VI. Applications and Case Studies

The framework described here enables a wide range of applications in textual analysis, pattern discovery, and comparative study of numerological systems.

A. Textual Cryptography

The ability to identify words and phrases with specific numerical values enables the creation and decipherment of numerological ciphers. By encoding messages as target sums, authors can embed hidden content that is only visible to those with knowledge of the appropriate calculation system and search strategy.

Example: The phrase “the key is hidden” yields a sum of 144 in the English Qaballa system. A text containing multiple phrases with this sum might use them to mark significant passages or encode a secondary message through their arrangement.
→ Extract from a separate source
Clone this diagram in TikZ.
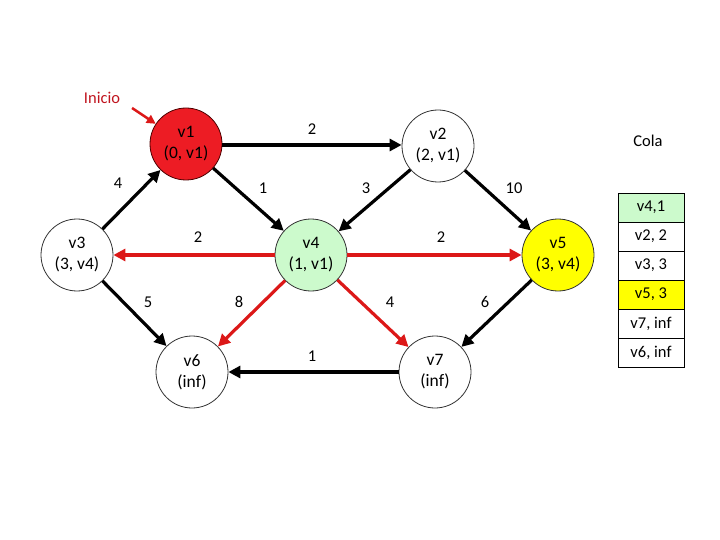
\documentclass[tikz,border=0pt]{standalone}
\usepackage{fontspec}
\setmainfont{Carlito}
\usetikzlibrary{arrows.meta}
\definecolor{nodered}{RGB}{237,28,36}
\definecolor{nodegreen}{RGB}{204,250,204}
\definecolor{nodeyellow}{RGB}{255,255,0}
\definecolor{edgered}{RGB}{220,24,24}
\definecolor{labred}{RGB}{192,20,30}
\tikzset{
  vert/.style={circle, draw=black!80, line width=0.8pt, minimum size=72pt, inner sep=0pt, align=center, font=\fontsize{17.5}{21}\selectfont},
  blk/.style={line width=3.2pt, black, -{Triangle[length=12pt,width=12pt]}},
  rd/.style={line width=3.2pt, edgered, -{Triangle[length=12pt,width=12pt]}},
  wlab/.style={font=\fontsize{16.5}{19}\selectfont},
  cell/.style={draw=black, line width=0.8pt, minimum width=66pt, minimum height=29pt, inner sep=0pt, font=\fontsize{16.5}{19}\selectfont}
}
\begin{document}
\begin{tikzpicture}[x=1pt,y=-1pt]
\useasboundingbox (0,0) rectangle (720,540);
\node[vert, fill=nodered, draw=black!70!red] (v1) at (186,144) {v1\\(0, v1)};
\node[vert, fill=white] (v2) at (438,146) {v2\\(2, v1)};
\node[vert, fill=white] (v3) at (77,255) {v3\\(3, v4)};
\node[vert, fill=nodegreen] (v4) at (311,255) {v4\\(1, v1)};
\node[vert, fill=nodeyellow] (v5) at (558,255) {v5\\(3, v4)};
\node[vert, fill=white] (v6) at (192,372) {v6\\(inf)};
\node[vert, fill=white] (v7) at (435,372) {v7\\(inf)};

\node[font=\fontsize{16.5}{19}\selectfont, text=labred] (ini) at (102,98) {Inicio};
\coordinate (inis) at (132,108);
\draw[line width=2.5pt, edgered, -{Triangle[length=9pt,width=9pt]}] (inis) -- (v1);

\draw[blk] (v1.east |- 0,145) -- (v2.west |- 0,145);
\draw[blk] (v3) -- (v1);
\draw[blk] (v1) -- (v4);
\draw[blk] (v2) -- (v4);
\draw[blk] (v2) -- (v5);
\draw[rd] (v4) -- (v3);
\draw[rd] (v4) -- (v5);
\draw[blk] (v3) -- (v6);
\draw[rd] (v4) -- (v6);
\draw[rd] (v4) -- (v7);
\draw[blk] (v5) -- (v7);
\draw[blk] (v7) -- (v6);

\node[wlab] (l12) at (312,129) {2};
\node[wlab] (l31) at (118,183) {4};
\node[wlab] (l14) at (263,188) {1};
\node[wlab] (l24) at (366,188) {3};
\node[wlab] (l25) at (514,188) {10};
\node[wlab] (l43) at (198,237) {2};
\node[wlab] (l45) at (441,237) {2};
\node[wlab] (l36) at (148,302) {5};
\node[wlab] (l46) at (239,302) {8};
\node[wlab] (l47) at (390,302) {4};
\node[wlab] (l57) at (485,302) {6};
\node[wlab] (l76) at (312,356) {1};

\node[wlab] (cola) at (648,141) {Cola};
\node[cell, fill=nodegreen] (c1) at (651,207.5) {v4,1};
\node[cell, fill=white] (c2) at (651,236.5) {v2, 2};
\node[cell, fill=white] (c3) at (651,265.5) {v3, 3};
\node[cell, fill=nodeyellow] (c4) at (651,294.5) {v5, 3};
\node[cell, fill=white] (c5) at (651,323.5) {v7, inf};
\node[cell, fill=white] (c6) at (651,352.5) {v6, inf};
\end{tikzpicture}
\end{document}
B. Comparative Religious Studies

By applying multiple calculation systems to sacred texts from different traditions, researchers can identify numerical patterns that may reveal structural or thematic connections. This cross-cultural analysis may uncover previously unnoticed parallels between traditions.
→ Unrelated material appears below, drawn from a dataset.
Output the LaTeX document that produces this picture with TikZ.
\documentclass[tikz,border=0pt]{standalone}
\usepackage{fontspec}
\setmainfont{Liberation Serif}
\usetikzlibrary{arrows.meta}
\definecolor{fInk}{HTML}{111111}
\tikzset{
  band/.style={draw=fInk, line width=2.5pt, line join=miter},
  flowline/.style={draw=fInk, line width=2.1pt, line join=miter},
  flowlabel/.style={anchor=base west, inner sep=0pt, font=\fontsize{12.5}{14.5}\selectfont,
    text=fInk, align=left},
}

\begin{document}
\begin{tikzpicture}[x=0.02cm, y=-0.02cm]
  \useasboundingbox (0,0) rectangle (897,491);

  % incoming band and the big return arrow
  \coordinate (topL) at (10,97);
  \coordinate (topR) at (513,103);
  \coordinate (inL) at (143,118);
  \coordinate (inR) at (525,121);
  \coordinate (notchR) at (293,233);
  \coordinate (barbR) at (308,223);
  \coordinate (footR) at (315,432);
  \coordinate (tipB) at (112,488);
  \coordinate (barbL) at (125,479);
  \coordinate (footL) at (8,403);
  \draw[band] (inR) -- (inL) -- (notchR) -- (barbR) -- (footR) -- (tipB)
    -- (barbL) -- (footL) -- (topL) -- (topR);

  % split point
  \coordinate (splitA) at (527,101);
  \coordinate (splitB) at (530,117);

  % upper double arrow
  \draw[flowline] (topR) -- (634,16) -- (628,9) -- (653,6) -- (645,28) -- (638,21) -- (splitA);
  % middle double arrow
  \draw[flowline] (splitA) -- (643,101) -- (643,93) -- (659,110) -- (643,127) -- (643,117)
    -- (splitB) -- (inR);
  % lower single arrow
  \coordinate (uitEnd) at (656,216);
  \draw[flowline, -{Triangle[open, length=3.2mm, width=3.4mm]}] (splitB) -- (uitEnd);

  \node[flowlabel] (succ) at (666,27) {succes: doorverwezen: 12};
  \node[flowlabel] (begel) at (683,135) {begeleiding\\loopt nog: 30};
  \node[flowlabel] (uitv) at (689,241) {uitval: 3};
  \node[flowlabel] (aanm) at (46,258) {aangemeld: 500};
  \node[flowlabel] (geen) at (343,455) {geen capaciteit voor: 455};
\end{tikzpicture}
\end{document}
For instance, applying Hebrew gematria values to Christian texts can reveal connections to Jewish mystical traditions, while applying Pythagorean values to Buddhist texts might highlight numerical patterns related to cosmological concepts.

C. Literary Analysis

Authors throughout history have employed numerological patterns in their works, either consciously or unconsciously. Case studies in works from Shakespeare, Dante, Joyce, and other authors known for structural complexity reveal consistent numerical patterns that align with thematic elements.
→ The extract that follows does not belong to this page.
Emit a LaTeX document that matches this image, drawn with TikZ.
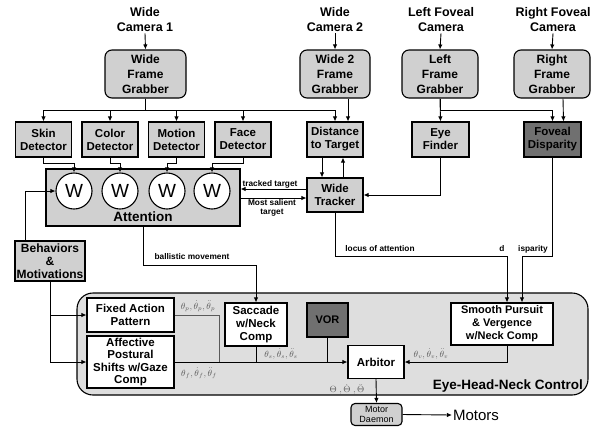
\documentclass[tikz,border=0pt]{standalone}
\usepackage{fontspec}
\setmainfont{Liberation Sans}
\usepackage{amsmath}
\usetikzlibrary{arrows.meta, positioning, calc}

\definecolor{boxgray}{RGB}{208,208,208}
\definecolor{panelgray}{RGB}{222,222,222}
\definecolor{darkbox}{RGB}{112,112,112}
\definecolor{thgray}{RGB}{90,90,90}

\tikzset{
  arr/.style={-{Latex[length=5pt,width=4.5pt]}, line width=0.9pt},
  ln/.style={line width=0.9pt},
  cam/.style={align=center, inner sep=1pt, font=\fontsize{12.5}{15}\selectfont\bfseries},
  grab/.style={draw, line width=1.1pt, rounded corners=7pt, fill=boxgray, align=center,
    minimum width=76pt, minimum height=48pt, inner sep=1pt, font=\fontsize{12}{15}\selectfont\bfseries},
  det/.style={draw, line width=1.1pt, fill=boxgray, align=center, minimum width=56pt,
    minimum height=35pt, inner sep=1pt, font=\fontsize{11.5}{13}\selectfont\bfseries},
  wbox/.style={draw, line width=1.1pt, fill=white, align=center, inner sep=1pt,
    font=\fontsize{11.5}{13}\selectfont\bfseries},
  wcirc/.style={circle, draw, line width=1.1pt, fill=white, minimum size=36pt, inner sep=0pt,
    font=\fontsize{19}{19}\selectfont},
  lab/.style={inner sep=1pt, align=center, font=\fontsize{8.3}{9}\selectfont\bfseries},
  th/.style={inner sep=1pt, text=thgray, font=\fontsize{9}{10}\selectfont},
  big/.style={inner sep=1pt, font=\fontsize{13.5}{15}\selectfont\bfseries}
}

\begin{document}
\begin{tikzpicture}[x=1pt, y=-1pt]
\useasboundingbox (0,0) rectangle (601,426);

% Cameras and frame grabbers
\node[cam] (cam1) at (145,20) {Wide\\Camera 1};
\node[cam] (cam2) at (335,20) {Wide\\Camera 2};
\node[cam] (caml) at (441,20) {Left Foveal\\Camera};
\node[cam] (camr) at (553,20) {Right Foveal\\Camera};
\node[grab, minimum width=81pt] (wfg) at (145.5,74) {Wide\\Frame\\Grabber};
\node[grab, minimum width=70pt] (w2fg) at (335,74) {Wide 2\\Frame\\Grabber};
\node[grab] (lfg) at (440,74) {Left\\Frame\\Grabber};
\node[grab] (rfg) at (552,74) {Right\\Frame\\Grabber};
\foreach \c/\g in {cam1/wfg, cam2/w2fg, caml/lfg, camr/rfg}
  \draw[arr] (\c.south) -- (\g.north);

% Detectors
\foreach \n/\lab/\x in {skin/Skin/43.5, color/Color/110, motion/Motion/176.5, face/Face/243}
  \node[det] (\n) at (\x,139.5) {\lab\\Detector};
\node[det] (dist) at (335,139.5) {Distance\\to Target};
\node[det, minimum width=57pt] (eye) at (440.5,139.5) {Eye\\Finder};
\node[det, minimum width=57pt, fill=darkbox] (fov) at (552.5,139.5) {Foveal\\Disparity};

\foreach \n in {skin, color, motion, face, dist}
  \draw[arr] (wfg.south) -- ++(0,12) -| (\n.north);
\draw[arr] ([xshift=13pt]w2fg.south) -- ([xshift=13pt]dist.north);
\draw[arr] (lfg.south) -- (eye.north);
\draw[arr] (lfg.south) -- ++(0,12) -| (fov.north);
\draw[arr] ([xshift=11pt]rfg.south) -- ([xshift=11pt]fov.north);

% Attention
\node[draw, line width=1.1pt, fill=boxgray, minimum width=194pt, minimum height=57pt] (att) at (143,197.5) {};
\foreach \w/\x in {w1/74, w2/120, w3/167, w4/212}
  \node[wcirc] (\w) at (\x,191) {W};
\node[big] (attlab) at (143,217) {Attention};
\foreach \n/\w in {skin/w1, color/w2, motion/w3, face/w4}
  \draw[arr] (\n.south) -- ++(0,6) -| (\w.north);

% Wide tracker
\node[det, minimum height=34pt] (tracker) at (335,195) {Wide\\Tracker};
\draw[arr] ([xshift=-13pt]dist.south) -- ([xshift=-13pt]tracker.north);
\draw[arr] ([xshift=8pt]tracker.north) -- ([xshift=8pt]dist.south);
\draw[arr] (eye.south) |- (tracker.east);
\coordinate (ttrk) at ([yshift=6pt]tracker.west);
\coordinate (msal) at ([yshift=-3pt]tracker.west);
\draw[arr] (ttrk) -- (ttrk -| att.east);
\draw[arr] (msal -| att.east) -- (msal);
\node[lab, above] (ttlab) at (270,189) {tracked target};
\node[lab, below] (mslab) at (272,198) {Most salient\\target};

% Behaviors
\node[det, minimum width=70pt, minimum height=40pt, font=\fontsize{12}{13}\selectfont\bfseries] (beh) at (50,261) {Behaviors\\\&\\Motivations};
\draw[arr] ([xshift=-25pt]beh.north) |- (w1.west);

% Eye-Head-Neck control
\node[draw, line width=1.1pt, fill=panelgray, rounded corners=16pt, minimum width=511pt, minimum height=102pt] (ehn) at (332.5,344) {};
\node[big, anchor=east] (ehnlab) at (584,386) {Eye-Head-Neck Control};
\node[wbox, minimum width=87pt, minimum height=34pt] (fap) at (130.5,315) {Fixed Action\\Pattern};
\node[wbox, minimum width=87pt, minimum height=52pt, font=\fontsize{11.5}{12.5}\selectfont\bfseries] (aff) at (130.5,362) {Affective\\Postural\\Shifts w/Gaze\\Comp};
\node[wbox, minimum width=62pt, minimum height=43pt] (sacc) at (256,324.5) {Saccade\\w/Neck\\Comp};
\node[wbox, minimum width=41pt, minimum height=34pt, fill=darkbox, font=\fontsize{11}{13}\selectfont\bfseries] (vor) at (327.5,320) {VOR};
\node[wbox, minimum width=56pt, minimum height=33pt] (arb) at (376,362) {Arbitor};
\node[wbox, minimum width=102pt, minimum height=42pt, font=\fontsize{11}{13}\selectfont\bfseries] (sp) at (502,324) {Smooth Pursuit\\\& Vergence\\w/Neck Comp};

\draw[arr] (beh.south) |- (fap.west);
\draw[arr] (beh.south) |- (aff.west);
\coordinate (jfap) at (219,362);
\draw[ln, draw=thgray] (fap.east) -| (jfap);
\draw[arr] (aff.east) -- (arb.west);
\draw[ln] (sacc.south) -- (sacc.south |- arb.west);
\draw[ln] (vor.south) -- (vor.south |- arb.west);
\draw[arr] ([xshift=5pt]sp.south) |- (arb.east);

% Inputs from above
\draw[arr] (att.south) |- ($(sacc.north)+(0,-37)$) -- (sacc.north);
\draw[arr] (tracker.south) |- ($(sp.north)+(5,-46)$) -- ($(sp.north)+(5,0)$);
\draw[arr] (fov.south) |- ($(sp.north)+(20,-46)$) -- ($(sp.north)+(20,0)$);
\node[lab] (ballab) at (192,257) {ballistic movement};
\node[lab] (loclab) at (380,249) {locus of attention};
\node[lab] (dlab) at (502,249) {d};
\node[lab] (displab) at (533,249) {isparity};

% Angle labels
\node[th] (thp) at (198,306) {$\theta_p,\dot{\theta}_p,\ddot{\theta}_p$};
\node[th] (thf) at (199,373) {$\theta_f,\dot{\theta}_f,\ddot{\theta}_f$};
\node[th] (ths) at (281,354) {$\theta_s,\dot{\theta}_s,\ddot{\theta}_s$};
\node[th] (thv) at (431,354) {$\theta_v,\dot{\theta}_v,\ddot{\theta}_v$};
\node[th] (thall) at (347,389) {$\Theta\ ,\dot{\Theta}\ ,\ddot{\Theta}$};

% Motor output
\node[draw, line width=1.1pt, fill=boxgray, rounded corners=4pt, minimum width=51pt, minimum height=22pt,
  inner sep=0pt, align=center, font=\fontsize{9}{10}\selectfont] (motor) at (376.5,414.5) {Motor\\Daemon};
\node[inner sep=1pt, font=\fontsize{15}{15}\selectfont] (motors) at (476,415) {Motors};
\draw[arr] (arb.south) -- (motor.north);
\draw[arr] (motor.east) -- (motors.west);
\end{tikzpicture}
\end{document}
VII - Possible Developments

A. Advanced Search Strategies

Beyond the four search strategies presented here, several advanced approaches could further enhance pattern discovery:

a - Non-continuous subsequences: Identifying patterns in words that are not adjacent but maintain their relative order;
b - Cyclic patterns: Detecting numerical relationships that repeat at regular intervals throughout a text;
c - Geometric progressions: Finding sequences where the sums follow specific mathematical patterns (e.g., powers, Fibonacci numbers);
d - Multi-target search: Simultaneously searching for multiple related target sums to identify complex patterns;

B. Machine Learning Integration

The integration of machine learning techniques could significantly enhance the framework’s capabilities:

a - Pattern significance assessment: Training models to distinguish statistically significant patterns from random occurrences;
b - Semantic relevance prediction: Identifying numerological patterns that correlate with semantic content;
c - Author attribution: Using numerological fingerprints to identify authorship or influence;
d - Generation of numerologically constrained text: Creating meaningful text that embodies specific numerical patterns.

C. Distributed Computing Implementation

The embarrassingly parallel nature of the search strategies makes them ideal candidates for distributed computing implementation. Future versions could leverage cloud computing resources to analyze extremely large corpora or perform comprehensive searches across multiple calculation systems simultaneously.

VIII. Conclusion

The applications of this framework extend beyond traditional esoteric contexts, offering new tools for literary analysis, comparative religious studies, cryptography, and creative composition. By making these techniques accessible through a systematic computational approach, we hope to facilitate new discoveries and insights in these fields.

The integration of ancient numerological wisdom with modern algorithmic techniques represents not merely a technical achievement but a bridge between traditions of knowledge often perceived as disparate. In this synthesis lies the potential for new understanding of how numerical patterns permeate human expression across cultures and throughout history.